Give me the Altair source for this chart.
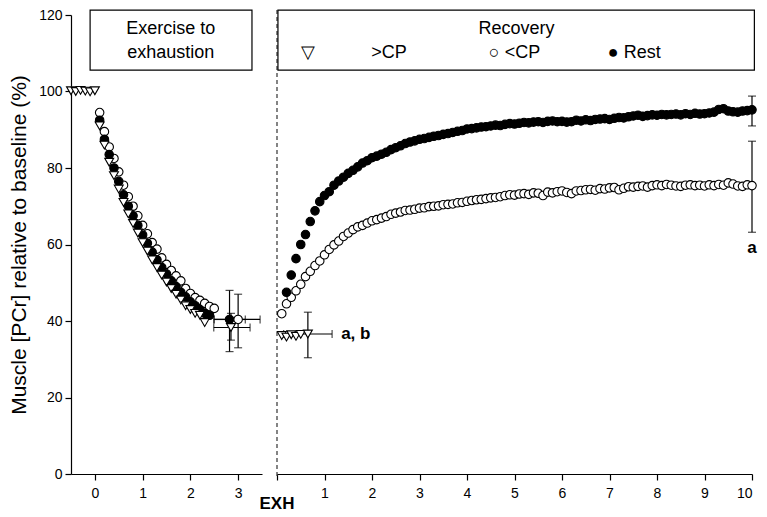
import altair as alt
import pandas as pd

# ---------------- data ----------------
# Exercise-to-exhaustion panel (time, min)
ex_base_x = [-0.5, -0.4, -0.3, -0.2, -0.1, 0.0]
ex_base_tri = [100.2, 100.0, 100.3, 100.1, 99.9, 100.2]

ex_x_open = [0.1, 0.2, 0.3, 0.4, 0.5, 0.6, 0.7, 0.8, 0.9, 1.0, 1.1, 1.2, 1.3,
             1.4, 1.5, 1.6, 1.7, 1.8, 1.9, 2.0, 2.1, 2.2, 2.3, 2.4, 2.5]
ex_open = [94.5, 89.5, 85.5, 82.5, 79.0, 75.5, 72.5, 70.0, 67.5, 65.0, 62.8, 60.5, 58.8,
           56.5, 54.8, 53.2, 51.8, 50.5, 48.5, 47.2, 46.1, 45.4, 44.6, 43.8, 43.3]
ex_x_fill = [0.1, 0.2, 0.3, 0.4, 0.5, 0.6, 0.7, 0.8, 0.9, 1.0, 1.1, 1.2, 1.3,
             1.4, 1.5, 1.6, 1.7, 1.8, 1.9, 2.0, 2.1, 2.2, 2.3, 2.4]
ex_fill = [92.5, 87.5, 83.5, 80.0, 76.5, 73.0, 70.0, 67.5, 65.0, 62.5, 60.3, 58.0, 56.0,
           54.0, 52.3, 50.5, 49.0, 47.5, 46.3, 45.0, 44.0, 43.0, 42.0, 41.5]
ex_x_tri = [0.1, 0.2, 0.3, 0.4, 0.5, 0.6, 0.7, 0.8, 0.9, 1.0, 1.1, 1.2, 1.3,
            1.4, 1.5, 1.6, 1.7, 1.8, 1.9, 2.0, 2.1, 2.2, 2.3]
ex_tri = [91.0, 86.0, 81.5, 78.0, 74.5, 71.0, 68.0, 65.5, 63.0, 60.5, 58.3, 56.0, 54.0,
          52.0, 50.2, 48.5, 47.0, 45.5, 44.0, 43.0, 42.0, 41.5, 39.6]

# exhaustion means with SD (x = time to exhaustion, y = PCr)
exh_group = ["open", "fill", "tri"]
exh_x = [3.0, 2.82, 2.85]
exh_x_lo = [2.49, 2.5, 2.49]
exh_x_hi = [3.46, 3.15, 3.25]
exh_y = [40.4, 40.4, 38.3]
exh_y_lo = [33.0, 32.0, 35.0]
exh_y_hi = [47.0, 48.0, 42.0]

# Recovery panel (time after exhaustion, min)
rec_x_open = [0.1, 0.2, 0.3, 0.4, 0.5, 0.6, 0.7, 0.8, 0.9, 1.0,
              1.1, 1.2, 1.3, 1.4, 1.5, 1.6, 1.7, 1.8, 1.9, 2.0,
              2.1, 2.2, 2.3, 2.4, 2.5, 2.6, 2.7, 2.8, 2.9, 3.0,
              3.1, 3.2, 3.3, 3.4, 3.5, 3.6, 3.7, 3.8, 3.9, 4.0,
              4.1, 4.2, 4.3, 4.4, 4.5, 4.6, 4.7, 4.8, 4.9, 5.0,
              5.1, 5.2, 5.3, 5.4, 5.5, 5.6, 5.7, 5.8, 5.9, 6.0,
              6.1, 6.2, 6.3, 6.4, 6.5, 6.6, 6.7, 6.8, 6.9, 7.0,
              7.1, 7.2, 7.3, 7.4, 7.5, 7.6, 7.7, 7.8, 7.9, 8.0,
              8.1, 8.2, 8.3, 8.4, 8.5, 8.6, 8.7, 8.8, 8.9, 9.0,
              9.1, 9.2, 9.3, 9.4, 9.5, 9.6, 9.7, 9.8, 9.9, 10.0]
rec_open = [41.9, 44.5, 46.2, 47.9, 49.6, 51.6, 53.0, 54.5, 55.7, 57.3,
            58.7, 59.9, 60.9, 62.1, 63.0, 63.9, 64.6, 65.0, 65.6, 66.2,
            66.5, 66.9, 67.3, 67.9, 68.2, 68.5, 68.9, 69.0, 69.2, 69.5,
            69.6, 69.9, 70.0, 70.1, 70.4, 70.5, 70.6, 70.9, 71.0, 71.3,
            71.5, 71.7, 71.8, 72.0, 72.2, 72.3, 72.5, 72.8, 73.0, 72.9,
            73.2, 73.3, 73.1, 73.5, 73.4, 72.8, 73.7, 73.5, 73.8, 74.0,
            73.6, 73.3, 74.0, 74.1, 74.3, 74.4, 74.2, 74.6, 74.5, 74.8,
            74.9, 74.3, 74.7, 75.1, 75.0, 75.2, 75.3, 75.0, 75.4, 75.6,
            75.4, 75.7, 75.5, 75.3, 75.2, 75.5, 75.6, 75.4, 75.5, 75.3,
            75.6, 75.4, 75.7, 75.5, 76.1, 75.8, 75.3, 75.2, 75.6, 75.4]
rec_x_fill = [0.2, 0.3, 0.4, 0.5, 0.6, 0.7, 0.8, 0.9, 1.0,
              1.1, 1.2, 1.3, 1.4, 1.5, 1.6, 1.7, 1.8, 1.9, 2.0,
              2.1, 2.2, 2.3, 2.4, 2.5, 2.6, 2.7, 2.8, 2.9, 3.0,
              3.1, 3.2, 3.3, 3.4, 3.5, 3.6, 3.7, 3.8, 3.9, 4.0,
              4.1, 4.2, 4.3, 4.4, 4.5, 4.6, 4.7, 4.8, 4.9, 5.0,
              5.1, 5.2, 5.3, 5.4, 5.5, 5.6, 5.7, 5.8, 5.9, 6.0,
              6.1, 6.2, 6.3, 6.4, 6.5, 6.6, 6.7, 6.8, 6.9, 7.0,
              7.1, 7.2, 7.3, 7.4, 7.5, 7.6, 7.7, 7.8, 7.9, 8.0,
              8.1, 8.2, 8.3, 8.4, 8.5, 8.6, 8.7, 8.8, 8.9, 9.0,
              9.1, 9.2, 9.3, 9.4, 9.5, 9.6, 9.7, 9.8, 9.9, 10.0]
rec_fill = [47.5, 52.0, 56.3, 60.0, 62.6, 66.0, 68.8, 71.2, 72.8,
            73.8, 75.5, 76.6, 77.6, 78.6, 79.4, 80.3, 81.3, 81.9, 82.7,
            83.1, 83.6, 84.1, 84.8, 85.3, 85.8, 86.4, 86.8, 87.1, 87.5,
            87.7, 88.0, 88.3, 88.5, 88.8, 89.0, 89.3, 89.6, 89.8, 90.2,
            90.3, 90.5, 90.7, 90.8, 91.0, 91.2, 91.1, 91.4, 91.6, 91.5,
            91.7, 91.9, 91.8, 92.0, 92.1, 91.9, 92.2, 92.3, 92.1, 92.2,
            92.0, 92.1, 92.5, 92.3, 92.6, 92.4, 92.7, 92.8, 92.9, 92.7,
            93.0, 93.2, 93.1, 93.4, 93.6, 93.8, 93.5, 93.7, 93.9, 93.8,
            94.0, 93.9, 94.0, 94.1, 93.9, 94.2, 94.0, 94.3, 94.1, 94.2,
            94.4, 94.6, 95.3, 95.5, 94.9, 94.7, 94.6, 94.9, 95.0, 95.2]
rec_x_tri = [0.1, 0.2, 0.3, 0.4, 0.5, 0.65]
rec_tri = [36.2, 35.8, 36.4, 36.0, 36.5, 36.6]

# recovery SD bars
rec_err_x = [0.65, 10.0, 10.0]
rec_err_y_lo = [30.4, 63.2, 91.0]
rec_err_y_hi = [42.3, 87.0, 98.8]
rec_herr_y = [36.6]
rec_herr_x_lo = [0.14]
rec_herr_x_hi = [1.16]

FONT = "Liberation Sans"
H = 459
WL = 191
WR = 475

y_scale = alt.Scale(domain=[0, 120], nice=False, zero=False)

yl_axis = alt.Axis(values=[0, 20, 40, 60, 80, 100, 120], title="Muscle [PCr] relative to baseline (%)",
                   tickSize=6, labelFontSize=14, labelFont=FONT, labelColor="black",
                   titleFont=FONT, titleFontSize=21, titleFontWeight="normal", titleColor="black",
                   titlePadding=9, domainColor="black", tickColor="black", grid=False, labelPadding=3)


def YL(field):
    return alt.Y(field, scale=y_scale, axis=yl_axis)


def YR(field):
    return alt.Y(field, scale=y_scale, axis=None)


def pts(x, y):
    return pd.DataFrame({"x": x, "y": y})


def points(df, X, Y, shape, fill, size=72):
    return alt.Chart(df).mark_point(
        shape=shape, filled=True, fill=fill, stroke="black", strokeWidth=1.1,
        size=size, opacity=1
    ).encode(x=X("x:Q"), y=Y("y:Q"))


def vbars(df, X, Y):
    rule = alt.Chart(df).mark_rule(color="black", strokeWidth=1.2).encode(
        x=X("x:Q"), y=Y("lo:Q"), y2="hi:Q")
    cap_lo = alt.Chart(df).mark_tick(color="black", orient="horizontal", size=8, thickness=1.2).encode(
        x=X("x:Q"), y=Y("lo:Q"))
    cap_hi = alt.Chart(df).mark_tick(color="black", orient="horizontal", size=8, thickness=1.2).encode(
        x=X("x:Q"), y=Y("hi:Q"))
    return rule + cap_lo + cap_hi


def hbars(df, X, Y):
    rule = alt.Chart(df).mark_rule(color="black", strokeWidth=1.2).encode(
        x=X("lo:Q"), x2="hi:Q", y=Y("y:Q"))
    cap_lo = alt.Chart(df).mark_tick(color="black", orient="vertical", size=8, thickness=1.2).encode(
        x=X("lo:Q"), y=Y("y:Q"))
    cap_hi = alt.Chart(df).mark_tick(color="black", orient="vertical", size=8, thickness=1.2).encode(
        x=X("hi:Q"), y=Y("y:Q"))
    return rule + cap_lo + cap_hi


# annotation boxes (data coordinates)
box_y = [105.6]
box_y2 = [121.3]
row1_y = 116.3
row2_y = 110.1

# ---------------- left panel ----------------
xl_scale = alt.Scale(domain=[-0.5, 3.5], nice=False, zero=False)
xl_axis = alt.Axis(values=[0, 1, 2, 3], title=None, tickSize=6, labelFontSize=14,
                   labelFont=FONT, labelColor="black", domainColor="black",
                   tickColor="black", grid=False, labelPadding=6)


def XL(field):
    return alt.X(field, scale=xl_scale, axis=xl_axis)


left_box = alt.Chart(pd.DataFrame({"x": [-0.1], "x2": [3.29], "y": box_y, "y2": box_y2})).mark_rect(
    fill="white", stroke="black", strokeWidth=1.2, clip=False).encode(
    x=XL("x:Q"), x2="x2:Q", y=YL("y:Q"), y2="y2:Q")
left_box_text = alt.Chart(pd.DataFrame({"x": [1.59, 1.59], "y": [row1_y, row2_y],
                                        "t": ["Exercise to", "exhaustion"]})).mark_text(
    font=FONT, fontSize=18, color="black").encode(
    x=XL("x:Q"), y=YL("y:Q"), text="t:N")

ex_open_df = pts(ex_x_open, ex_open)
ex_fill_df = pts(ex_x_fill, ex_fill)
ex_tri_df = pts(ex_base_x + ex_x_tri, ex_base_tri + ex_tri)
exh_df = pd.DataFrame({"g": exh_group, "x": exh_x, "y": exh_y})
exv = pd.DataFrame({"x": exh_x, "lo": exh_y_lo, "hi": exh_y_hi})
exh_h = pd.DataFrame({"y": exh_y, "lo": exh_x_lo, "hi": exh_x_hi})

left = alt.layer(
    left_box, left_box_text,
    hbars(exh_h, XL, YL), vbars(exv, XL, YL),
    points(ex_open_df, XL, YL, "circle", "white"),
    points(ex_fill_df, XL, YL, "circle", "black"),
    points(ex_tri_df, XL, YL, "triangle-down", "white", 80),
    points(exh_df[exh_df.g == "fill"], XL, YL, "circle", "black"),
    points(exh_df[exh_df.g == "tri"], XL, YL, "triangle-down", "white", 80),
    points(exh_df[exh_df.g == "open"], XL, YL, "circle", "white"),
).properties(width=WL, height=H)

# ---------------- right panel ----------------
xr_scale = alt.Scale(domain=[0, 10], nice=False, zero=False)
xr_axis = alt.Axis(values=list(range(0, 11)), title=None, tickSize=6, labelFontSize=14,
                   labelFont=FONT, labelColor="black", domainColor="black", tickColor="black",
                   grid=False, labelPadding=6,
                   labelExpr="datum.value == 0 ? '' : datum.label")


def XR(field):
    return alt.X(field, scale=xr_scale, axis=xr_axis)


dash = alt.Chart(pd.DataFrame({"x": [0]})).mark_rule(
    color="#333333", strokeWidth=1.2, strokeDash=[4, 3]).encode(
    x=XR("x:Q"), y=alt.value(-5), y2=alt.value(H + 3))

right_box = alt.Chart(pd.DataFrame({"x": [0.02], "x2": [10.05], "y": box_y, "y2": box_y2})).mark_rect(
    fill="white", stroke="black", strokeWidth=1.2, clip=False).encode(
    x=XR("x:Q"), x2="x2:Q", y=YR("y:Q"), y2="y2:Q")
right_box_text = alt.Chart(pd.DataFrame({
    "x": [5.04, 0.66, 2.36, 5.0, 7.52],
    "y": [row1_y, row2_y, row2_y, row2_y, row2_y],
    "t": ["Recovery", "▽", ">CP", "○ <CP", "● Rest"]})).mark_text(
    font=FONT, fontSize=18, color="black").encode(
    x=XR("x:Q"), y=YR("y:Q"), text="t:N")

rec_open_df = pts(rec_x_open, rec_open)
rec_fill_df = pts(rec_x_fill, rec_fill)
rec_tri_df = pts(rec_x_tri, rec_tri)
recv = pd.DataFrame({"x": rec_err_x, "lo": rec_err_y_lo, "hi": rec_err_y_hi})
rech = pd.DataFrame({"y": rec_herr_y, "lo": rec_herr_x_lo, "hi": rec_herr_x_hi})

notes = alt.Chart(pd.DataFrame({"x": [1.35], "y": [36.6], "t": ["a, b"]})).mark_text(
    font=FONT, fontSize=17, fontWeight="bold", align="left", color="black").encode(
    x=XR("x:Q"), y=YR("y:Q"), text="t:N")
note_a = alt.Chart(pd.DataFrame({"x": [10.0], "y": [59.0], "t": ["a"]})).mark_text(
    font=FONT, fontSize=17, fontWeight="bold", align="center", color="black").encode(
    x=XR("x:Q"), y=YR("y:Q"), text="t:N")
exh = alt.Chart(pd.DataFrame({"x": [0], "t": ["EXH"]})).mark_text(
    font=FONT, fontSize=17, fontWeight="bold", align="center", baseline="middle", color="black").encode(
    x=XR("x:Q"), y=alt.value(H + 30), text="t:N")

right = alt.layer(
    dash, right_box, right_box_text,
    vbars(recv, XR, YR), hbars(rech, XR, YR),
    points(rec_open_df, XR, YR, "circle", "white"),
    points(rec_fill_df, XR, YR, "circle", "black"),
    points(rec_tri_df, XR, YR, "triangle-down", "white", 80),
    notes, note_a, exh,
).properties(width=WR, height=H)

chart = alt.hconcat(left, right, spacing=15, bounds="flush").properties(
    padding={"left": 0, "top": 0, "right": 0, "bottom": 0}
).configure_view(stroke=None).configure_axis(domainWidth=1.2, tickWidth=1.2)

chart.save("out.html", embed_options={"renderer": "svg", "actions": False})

_WHAT IS NEEDED:_
Quote, please, every line of the material above from its start through the line that has "exh_y_hi = [47.0, 48.0, 42.0]", reproducing the words exactly and dropping any images.

_IN RESPONSE:_
Give me the Altair source for this chart.
import altair as alt
import pandas as pd

# ---------------- data ----------------
# Exercise-to-exhaustion panel (time, min)
ex_base_x = [-0.5, -0.4, -0.3, -0.2, -0.1, 0.0]
ex_base_tri = [100.2, 100.0, 100.3, 100.1, 99.9, 100.2]

ex_x_open = [0.1, 0.2, 0.3, 0.4, 0.5, 0.6, 0.7, 0.8, 0.9, 1.0, 1.1, 1.2, 1.3,
             1.4, 1.5, 1.6, 1.7, 1.8, 1.9, 2.0, 2.1, 2.2, 2.3, 2.4, 2.5]
ex_open = [94.5, 89.5, 85.5, 82.5, 79.0, 75.5, 72.5, 70.0, 67.5, 65.0, 62.8, 60.5, 58.8,
           56.5, 54.8, 53.2, 51.8, 50.5, 48.5, 47.2, 46.1, 45.4, 44.6, 43.8, 43.3]
ex_x_fill = [0.1, 0.2, 0.3, 0.4, 0.5, 0.6, 0.7, 0.8, 0.9, 1.0, 1.1, 1.2, 1.3,
             1.4, 1.5, 1.6, 1.7, 1.8, 1.9, 2.0, 2.1, 2.2, 2.3, 2.4]
ex_fill = [92.5, 87.5, 83.5, 80.0, 76.5, 73.0, 70.0, 67.5, 65.0, 62.5, 60.3, 58.0, 56.0,
           54.0, 52.3, 50.5, 49.0, 47.5, 46.3, 45.0, 44.0, 43.0, 42.0, 41.5]
ex_x_tri = [0.1, 0.2, 0.3, 0.4, 0.5, 0.6, 0.7, 0.8, 0.9, 1.0, 1.1, 1.2, 1.3,
            1.4, 1.5, 1.6, 1.7, 1.8, 1.9, 2.0, 2.1, 2.2, 2.3]
ex_tri = [91.0, 86.0, 81.5, 78.0, 74.5, 71.0, 68.0, 65.5, 63.0, 60.5, 58.3, 56.0, 54.0,
          52.0, 50.2, 48.5, 47.0, 45.5, 44.0, 43.0, 42.0, 41.5, 39.6]

# exhaustion means with SD (x = time to exhaustion, y = PCr)
exh_group = ["open", "fill", "tri"]
exh_x = [3.0, 2.82, 2.85]
exh_x_lo = [2.49, 2.5, 2.49]
exh_x_hi = [3.46, 3.15, 3.25]
exh_y = [40.4, 40.4, 38.3]
exh_y_lo = [33.0, 32.0, 35.0]
exh_y_hi = [47.0, 48.0, 42.0]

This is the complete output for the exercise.